Britain’s Reuters journalists to strike over pay dispute

Britain’s Reuters journalists to strike over pay dispute

PanARMENIAN.Net - Britain-based journalists at the Reuters news agency have voted to strike for the first time in more than 25 years in a dispute over pay, their union and the company said, according to AP.

The National Union of Journalists said its members voted to walk off the job for 48 hours starting at 12:01 a.m. Thursday. The union said it has 159 members at the company, about a third of Reuters' 433 editorial employees in Britain.

The union said 83 percent of its members at Reuters voted for the walkout, rejecting management's offer of a 1.75 percent pay increase. Britain's inflation rate is currently above 4 percent.

Union representatives Mike Roddy and Helen Long blamed management for the strike.

"The company ignored repeated warnings that members had reached a tipping point, after years of below-inflation pay rises, combined with rising costs, that are pricing many members out of their job," they said in a statement.
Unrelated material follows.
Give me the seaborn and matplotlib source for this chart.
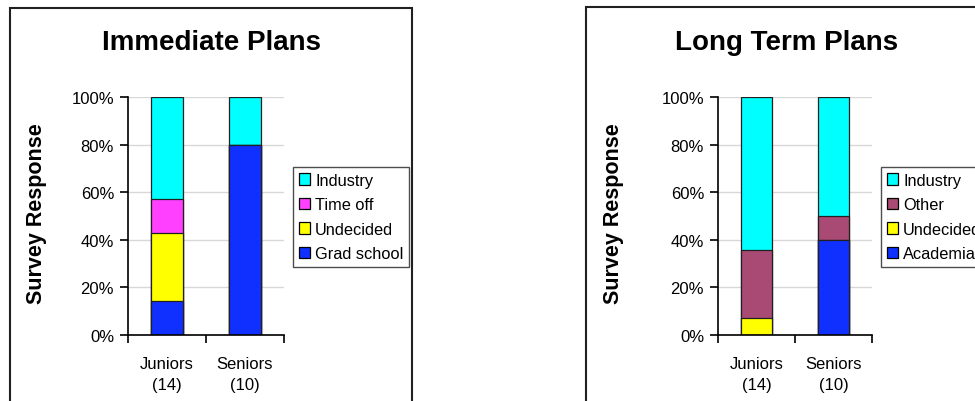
import matplotlib
matplotlib.use("Agg")
import matplotlib.pyplot as plt
import seaborn as sns
import numpy as np
from matplotlib.patches import Patch, Rectangle
from matplotlib.ticker import FixedLocator, PercentFormatter

# ---- data ----
categories = ["Juniors\n(14)", "Seniors\n(10)"]

imm_titles = "Immediate Plans"
imm_series = ["Grad school", "Undecided", "Time off", "Industry"]
imm_grad = [14.3, 80.0]
imm_undecided = [28.6, 0.0]
imm_timeoff = [14.3, 0.0]
imm_industry = [42.8, 20.0]
imm_colors = ["#1030FF", "#FFFF00", "#FF40FF", "#00FFFF"]

lt_title = "Long Term Plans"
lt_series = ["Academia", "Undecided", "Other", "Industry"]
lt_academia = [0.0, 40.0]
lt_undecided = [7.1, 0.0]
lt_other = [28.6, 10.0]
lt_industry = [64.3, 50.0]
lt_colors = ["#1030FF", "#FFFF00", "#A94A74", "#00FFFF"]

ylabel = "Survey Response"
yticks = [0, 20, 40, 60, 80, 100]

sns.set_theme(style="white")
plt.rcParams["font.family"] = ["Liberation Sans", "DejaVu Sans"]
plt.rcParams["text.color"] = "black"
plt.rcParams["xtick.color"] = "black"
plt.rcParams["ytick.color"] = "black"
plt.rcParams["axes.labelcolor"] = "black"

fig = plt.figure(figsize=(9.75, 4.02), dpi=100)
W, H = 975, 402


def fig_rect(x0, y0, x1, y1):
    return [x0 / W, 1 - y1 / H, (x1 - x0) / W, (y1 - y0) / H]


def draw_panel(ax, title, series, values, colors, legend_x, title_x, ylab_x):
    cum = np.cumsum(np.array(values), axis=0)
    # draw from top layer down so lower layers overlay
    for i in range(len(series) - 1, -1, -1):
        sns.barplot(x=categories, y=cum[i], color=colors[i], width=0.4,
                    edgecolor="#202020", linewidth=0.9, ax=ax, zorder=3,
                    saturation=1)
    ax.set_xlim(-0.5, 1.5)
    ax.set_ylim(0, 100)
    ax.yaxis.set_major_locator(FixedLocator(yticks))
    ax.yaxis.set_major_formatter(PercentFormatter(decimals=0))
    ax.grid(axis="y", color="#d8d8d8", linewidth=1, zorder=0)
    ax.set_axisbelow(True)
    for s in ["top", "right"]:
        ax.spines[s].set_visible(False)
    for s in ["left", "bottom"]:
        ax.spines[s].set_color("black")
        ax.spines[s].set_linewidth(1.2)
        ax.spines[s].set_zorder(5)
    ax.tick_params(axis="y", which="major", direction="out", length=6, width=1.2,
                   color="black", labelsize=12, pad=4, left=True)
    ax.set_xticks([0, 1])
    ax.set_xticklabels(categories, fontsize=12, linespacing=1.5)
    ax.tick_params(axis="x", which="major", length=0, pad=15)
    ax.set_xticks([-0.5, 0.5, 1.5], minor=True)
    ax.tick_params(axis="x", which="minor", direction="out", length=6, width=1.2,
                   color="black", bottom=True)
    ax.set_xlabel("")
    ax.set_ylabel("")
    fig.text(ylab_x / W, 1 - 214 / H, ylabel, rotation=90, fontsize=15.5,
             fontweight="bold", ha="center", va="center")
    fig.text(title_x / W, 1 - 43 / H, title, fontsize=20, fontweight="bold",
             ha="center", va="center")
    handles = [Patch(facecolor=colors[i], edgecolor="black", linewidth=0.9,
                     label=series[i]) for i in range(len(series) - 1, -1, -1)]
    leg = ax.legend(handles=handles, loc="upper left",
                    bbox_to_anchor=(legend_x, 0.706), borderaxespad=0,
                    fontsize=11.8, frameon=True, fancybox=False,
                    handlelength=0.7, handleheight=0.7, handletextpad=0.3,
                    labelspacing=0.58, borderpad=0.35, edgecolor="#202020")
    leg.get_frame().set_linewidth(1.0)


ax1 = fig.add_axes(fig_rect(128, 98, 284, 336))
draw_panel(ax1, imm_titles, imm_series,
           [imm_grad, imm_undecided, imm_timeoff, imm_industry], imm_colors,
           legend_x=(293 - 128) / 156, title_x=211, ylab_x=37)

ax2 = fig.add_axes(fig_rect(718, 98, 872, 336))
draw_panel(ax2, lt_title, lt_series,
           [lt_academia, lt_undecided, lt_other, lt_industry], lt_colors,
           legend_x=(881 - 718) / 154, title_x=787, ylab_x=613)

# panel frames
fig.patches.append(Rectangle((10 / W, -0.05), (412 - 10) / W, 1 - 9 / H + 0.05,
                             transform=fig.transFigure, fill=False,
                             edgecolor="#202020", linewidth=1.5))
fig.patches.append(Rectangle((586 / W, -0.05), 0.5, 1 - 8 / H + 0.05,
                             transform=fig.transFigure, fill=False,
                             edgecolor="#202020", linewidth=1.5))

fig.savefig("out.png", dpi=100, facecolor="white")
Stephen Adler, editor-in-chief of Reuters News, said the company regretted the strike and had "put in place contingency plans to ensure that Reuters continues to deliver the quality journalism that our customers rely on during this period."

"We respect the right of our colleagues to engage in this job action as part of the bargaining process and look forward to welcoming them back to work on their next work day," he said. Parent company Thomson Reuters Corp. is due to release its full-year earnings on Thursday.

Thomson Reuters Corp. was formed when Thomson Corp. bought London-based Reuters in 2008 to form one of the world's largest news and information companies. The company is based in New York.